What followed were a series of harassing, abusive emails and texts, questioning her capability as a mother, making her feel like she was responsible for his not seeing his daughter. Her responses became standard, “File for visitation.” He refused. He once randomly sent a box of clothes. Another time, he sent a picture of himself. In his emails, he rarely asked about his daughter. It was all about him, about the pregnancy, about all of the things she supposedly did to him. For her well-being, she made efforts to send her daughter to see him. She sent her through a friend or her sister. She insists that he make efforts to set up a formal schedule, but he refuses. He seems to want to see his daughter when its convenient for him, on his own time, which is almost never.
While Linda feels at this point he is of no use, she ideally wants him to be a part of his daughter’s life. She wants him to become more consistent with calling and visiting. She wants him to show that his daughter is more important than anything else going on in his life, but he has not done that. She is willing to compromise, meet him half way, but she feels finds that he is not willing to compromise. However, he would copy pictures from social media outlets and post them as if he was present at the events (like birthday parties). He makes it look like he is an involved father, when he is not.
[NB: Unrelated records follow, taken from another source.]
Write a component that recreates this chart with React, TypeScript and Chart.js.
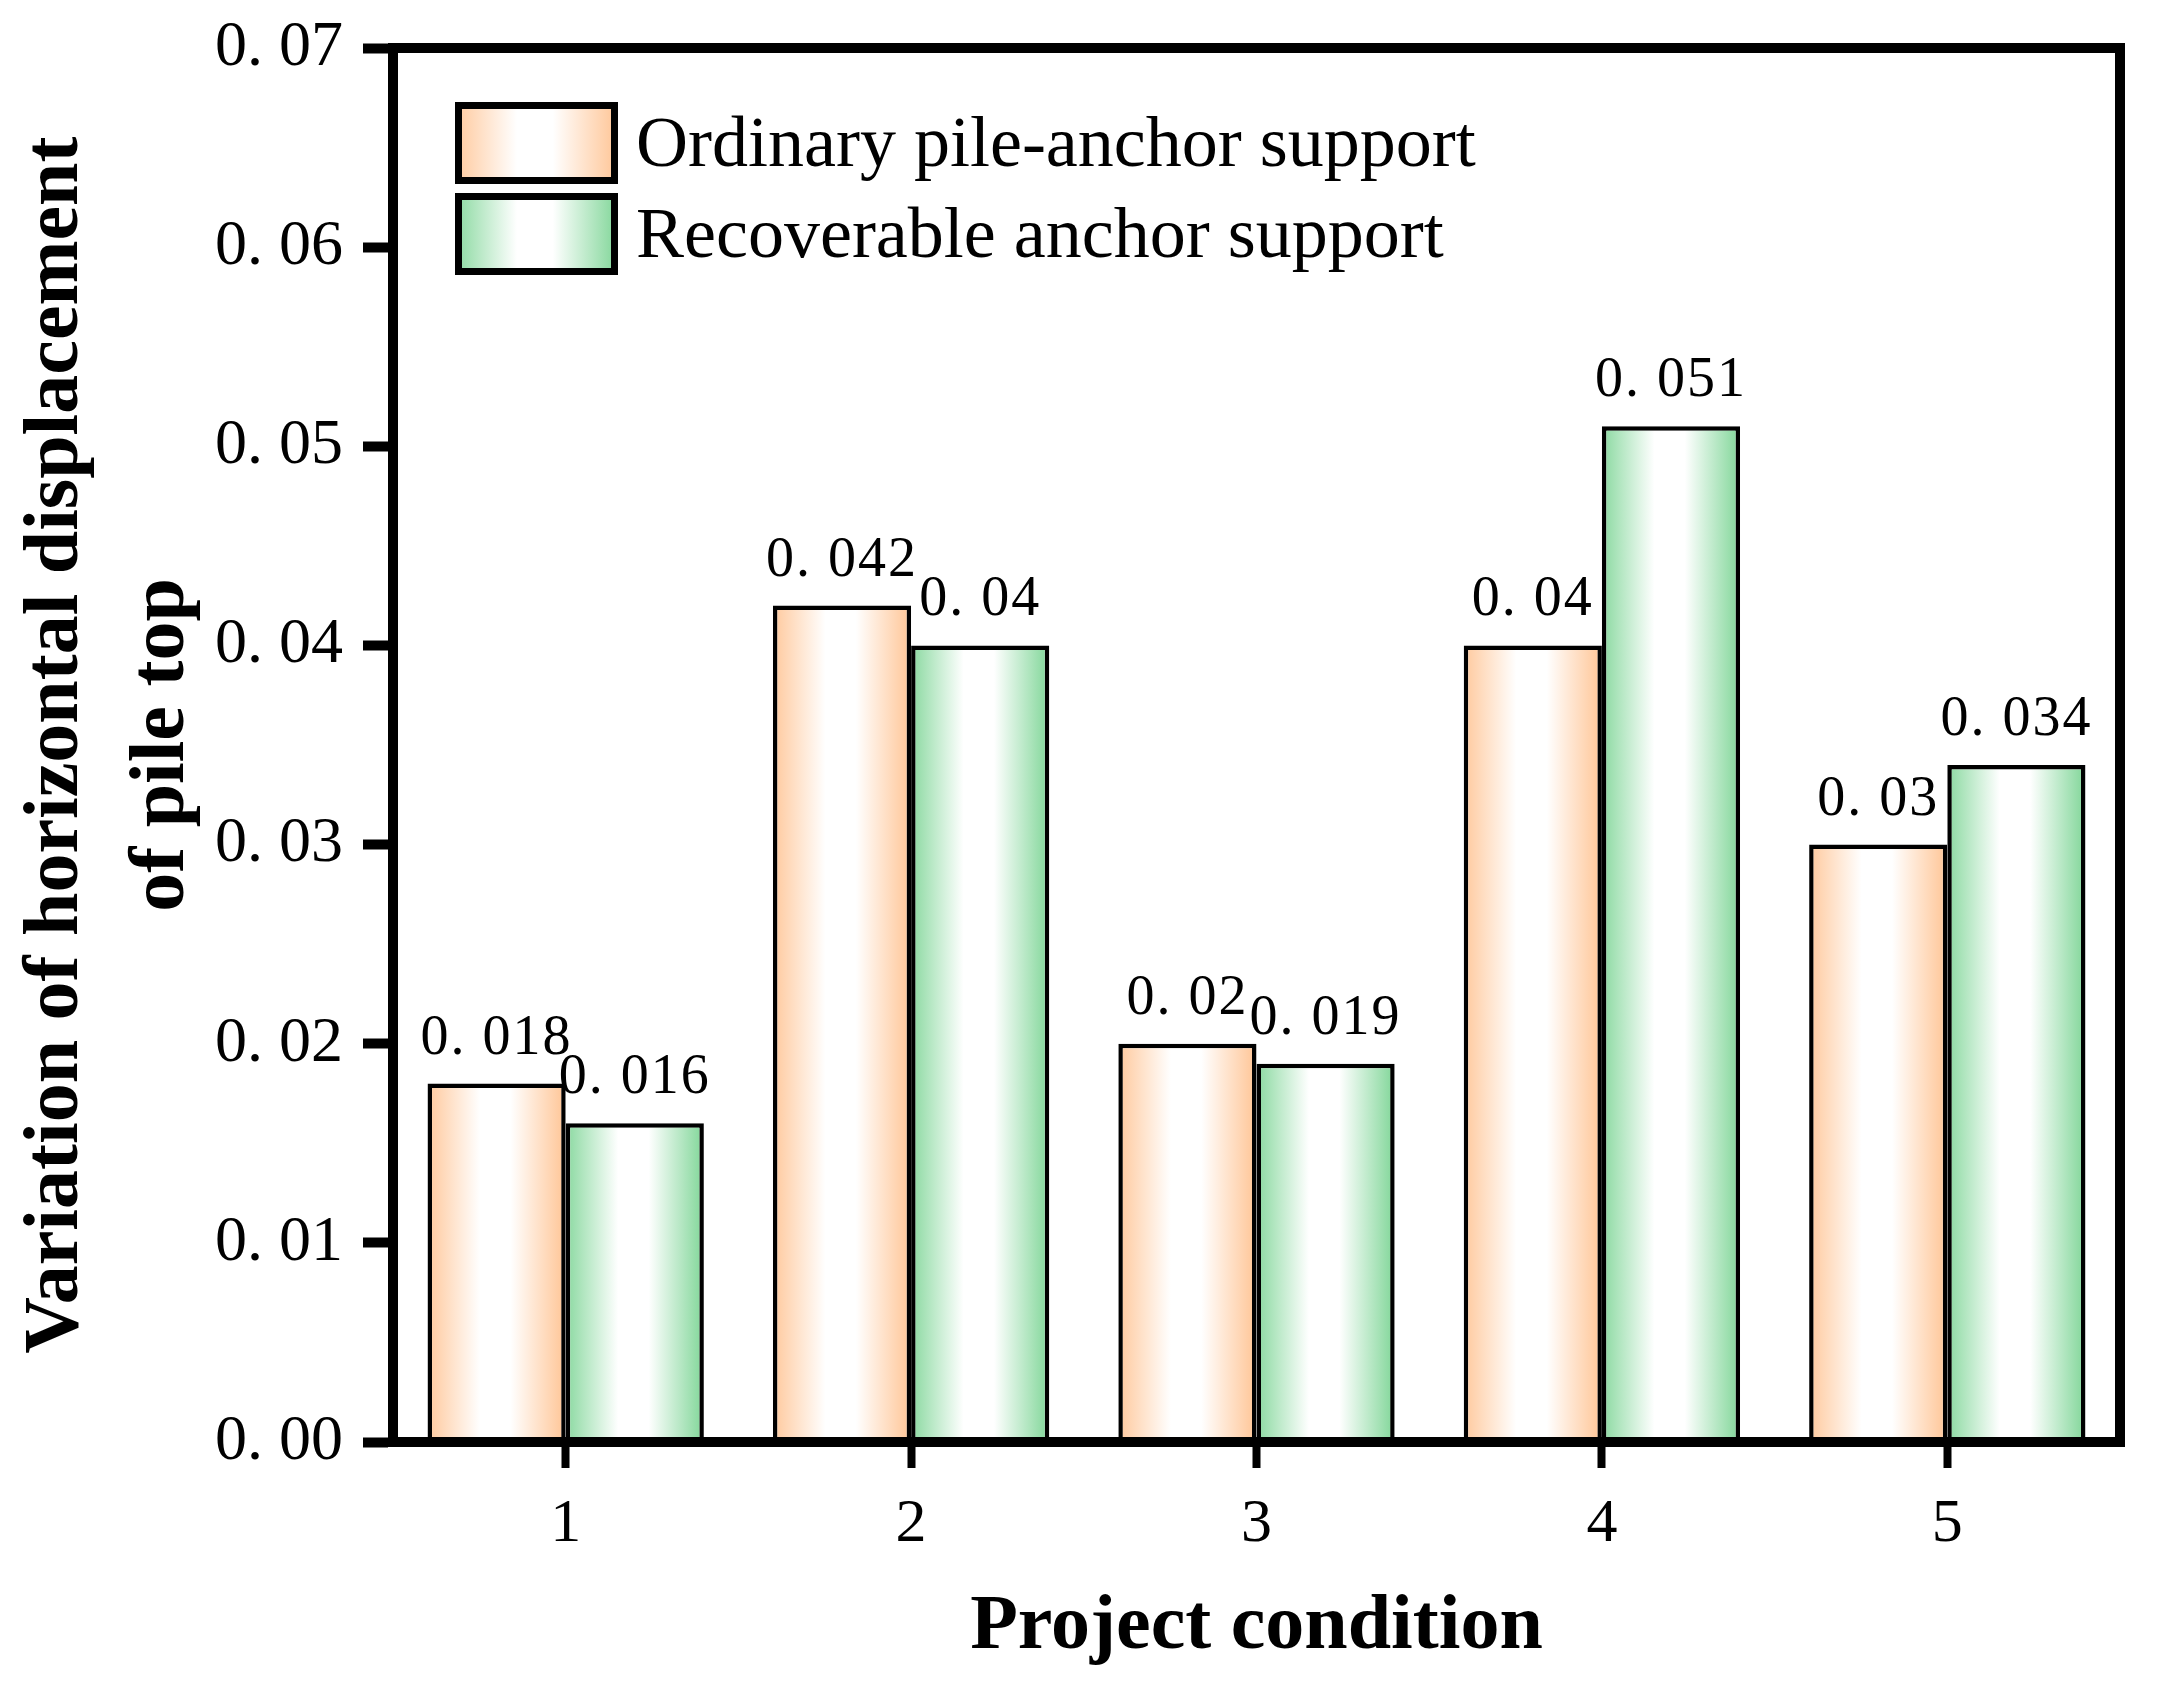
import React, { useEffect, useRef } from 'react';
import Chart from 'chart.js/auto';

// data
const conditions = ['1', '2', '3', '4', '5'];
const ordinarySupport = [0.018, 0.042, 0.02, 0.04, 0.03];
const recoverableSupport = [0.016, 0.04, 0.019, 0.051, 0.034];
const seriesNames = ['Ordinary pile-anchor support', 'Recoverable anchor support'];
const yTickValues = [0, 0.01, 0.02, 0.03, 0.04, 0.05, 0.06, 0.07];

const SERIF = '"Liberation Serif", "Times New Roman", serif';
const ORANGE = 'rgb(255, 201, 157)';
const GREEN = 'rgb(138, 217, 160)';
const CATEGORY_PCT = 0.8;

const fmt = (v: number) => String(v).replace('.', '. ');

const fillGradient = (ctx: CanvasRenderingContext2D, left: number, width: number, edge: string) => {
  const g = ctx.createLinearGradient(left, 0, left + width, 0);
  g.addColorStop(0, edge);
  g.addColorStop(0.38, '#ffffff');
  g.addColorStop(0.6, '#ffffff');
  g.addColorStop(0.97, edge);
  g.addColorStop(1, edge);
  return g;
};

// horizontal white-centre gradient for each bar, placed from the x scale
const barFill = (edge: string) => (c: any) => {
  const chart = c.chart;
  const xs = chart.scales && chart.scales.x;
  if (c.type !== 'data' || !xs || !chart.chartArea) return edge;
  const step = xs.getPixelForValue(1) - xs.getPixelForValue(0);
  const group = step * CATEGORY_PCT;
  const w = group / chart.data.datasets.length;
  const left = xs.getPixelForValue(c.dataIndex) - group / 2 + c.datasetIndex * w;
  if (!isFinite(left) || !isFinite(w) || w <= 0) return edge;
  return fillGradient(chart.ctx, left, w, edge);
};

const framePlugin = {
  id: 'frame',
  afterDraw(chart: any) {
    const { ctx, chartArea: a } = chart;
    ctx.save();
    ctx.strokeStyle = '#000';
    ctx.lineWidth = 10;
    ctx.lineCap = 'square';
    ctx.lineJoin = 'miter';
    ctx.beginPath();
    ctx.moveTo(a.left, a.top);
    ctx.lineTo(a.right, a.top);
    ctx.lineTo(a.right, a.bottom);
    ctx.stroke();
    ctx.restore();
  }
};

const valueLabels = {
  id: 'valueLabels',
  afterDatasetsDraw(chart: any) {
    const { ctx } = chart;
    ctx.save();
    ctx.font = `56px ${SERIF}`;
    ctx.fillStyle = '#000';
    ctx.textAlign = 'center';
    ctx.textBaseline = 'alphabetic';
    ctx.letterSpacing = '2px';
    chart.data.datasets.forEach((ds: any, di: number) => {
      chart.getDatasetMeta(di).data.forEach((bar: any, i: number) => {
        const { x, y } = bar.getProps(['x', 'y'], true);
        ctx.fillText(fmt(ds.data[i]), x, y - 30);
      });
    });
    ctx.restore();
  }
};

const boxLegend = {
  id: 'boxLegend',
  afterDraw(chart: any) {
    const { ctx, chartArea: a } = chart;
    const edges = [ORANGE, GREEN];
    ctx.save();
    seriesNames.forEach((name, i) => {
      const bx = a.left + 62;
      const by = a.top + 54 + i * 91;
      const bw = 163;
      const bh = 82;
      ctx.fillStyle = fillGradient(ctx, bx, bw, edges[i]);
      ctx.fillRect(bx, by, bw, bh);
      ctx.lineWidth = 7;
      ctx.strokeStyle = '#000';
      ctx.strokeRect(bx + 3.5, by + 3.5, bw - 7, bh - 7);
      ctx.fillStyle = '#000';
      ctx.font = `72px ${SERIF}`;
      ctx.textAlign = 'left';
      ctx.textBaseline = 'middle';
      ctx.fillText(name, bx + 181, by + bh / 2 + 4);
    });
    ctx.restore();
  }
};

export default function App() {
  const chartRef = useRef<HTMLCanvasElement | null>(null);

  useEffect(() => {
    document.body.style.margin = '0';
    if (!chartRef.current) return;

    const chart = new Chart(chartRef.current, {
      type: 'bar',
      data: {
        labels: conditions,
        datasets: [
          {
            label: seriesNames[0],
            data: ordinarySupport,
            backgroundColor: barFill(ORANGE),
            borderColor: '#000',
            borderWidth: 4.5,
            borderSkipped: false,
            categoryPercentage: CATEGORY_PCT,
            barPercentage: 1
          },
          {
            label: seriesNames[1],
            data: recoverableSupport,
            backgroundColor: barFill(GREEN),
            borderColor: '#000',
            borderWidth: 4.5,
            borderSkipped: false,
            categoryPercentage: CATEGORY_PCT,
            barPercentage: 1
          }
        ]
      },
      options: {
        responsive: false,
        animation: false,
        layout: { padding: { left: 0, top: 48, right: 43, bottom: 0 } },
        plugins: {
          legend: { display: false },
          tooltip: { enabled: false }
        },
        scales: {
          x: {
            afterFit: (scale: any) => {
              scale.height = 264;
            },
            grid: {
              offset: false,
              drawOnChartArea: false,
              drawTicks: true,
              tickLength: 26,
              tickWidth: 8,
              tickColor: '#000'
            },
            border: { display: true, width: 10, color: '#000' },
            ticks: {
              color: '#000',
              padding: 20,
              font: { family: SERIF, size: 62, lineHeight: 1.2 }
            },
            title: {
              display: true,
              text: 'Project condition',
              color: '#000',
              padding: { top: 0, bottom: 31 },
              font: { family: SERIF, size: 78, weight: 'bold', lineHeight: 1.2 }
            }
          },
          y: {
            min: 0,
            max: 0.07,
            afterFit: (scale: any) => {
              scale.width = 393;
            },
            afterBuildTicks: (scale: any) => {
              scale.ticks = yTickValues.map((v) => ({ value: v }));
            },
            grid: {
              drawOnChartArea: false,
              drawTicks: true,
              tickLength: 30,
              tickWidth: 10,
              tickColor: '#000'
            },
            border: { display: true, width: 10, color: '#000' },
            ticks: {
              color: '#000',
              padding: 20,
              // small line height so the top label does not push the chart area down
              font: { family: SERIF, size: 64, lineHeight: 0.8 },
              callback: (v: any) => Number(v).toFixed(2).replace('.', '. ')
            },
            title: {
              display: true,
              text: ['Variation of horizontal displacement', 'of pile top'],
              color: '#000',
              padding: { top: 3, bottom: 0 },
              font: { family: SERIF, size: 78, weight: 'bold', lineHeight: 1.37 }
            }
          }
        }
      },
      plugins: [valueLabels, framePlugin, boxLegend]
    });

    return () => {
      chart.destroy();
    };
  }, []);

  return (
    <div style={{ width: 2163, height: 1706, background: '#fff' }}>
      <canvas ref={chartRef} width={2163} height={1706} style={{ display: 'block' }} />
    </div>
  );
}
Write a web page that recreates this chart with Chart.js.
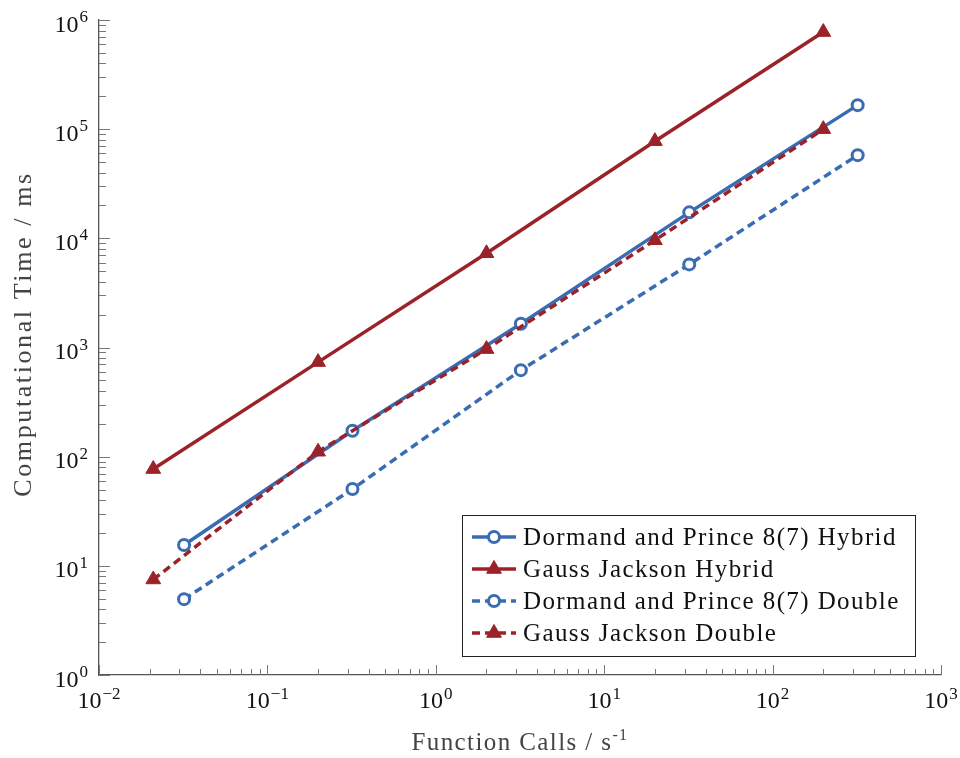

She decided that it is in the best interest of her daughter to detach. It is also in her best interest because when he engages with her, he becomes abusive. She told him to focus on their daughter, but he rarely speaks of her. He uses his communication to berate her and she has had enough. She doesn’t think of him as an evil man, just immature, misguided, and unable to prioritize. When she feels that he finally understands the importance of having a solid relationship with his daughter, she will feel more comfortable letting him become a regular part of her life.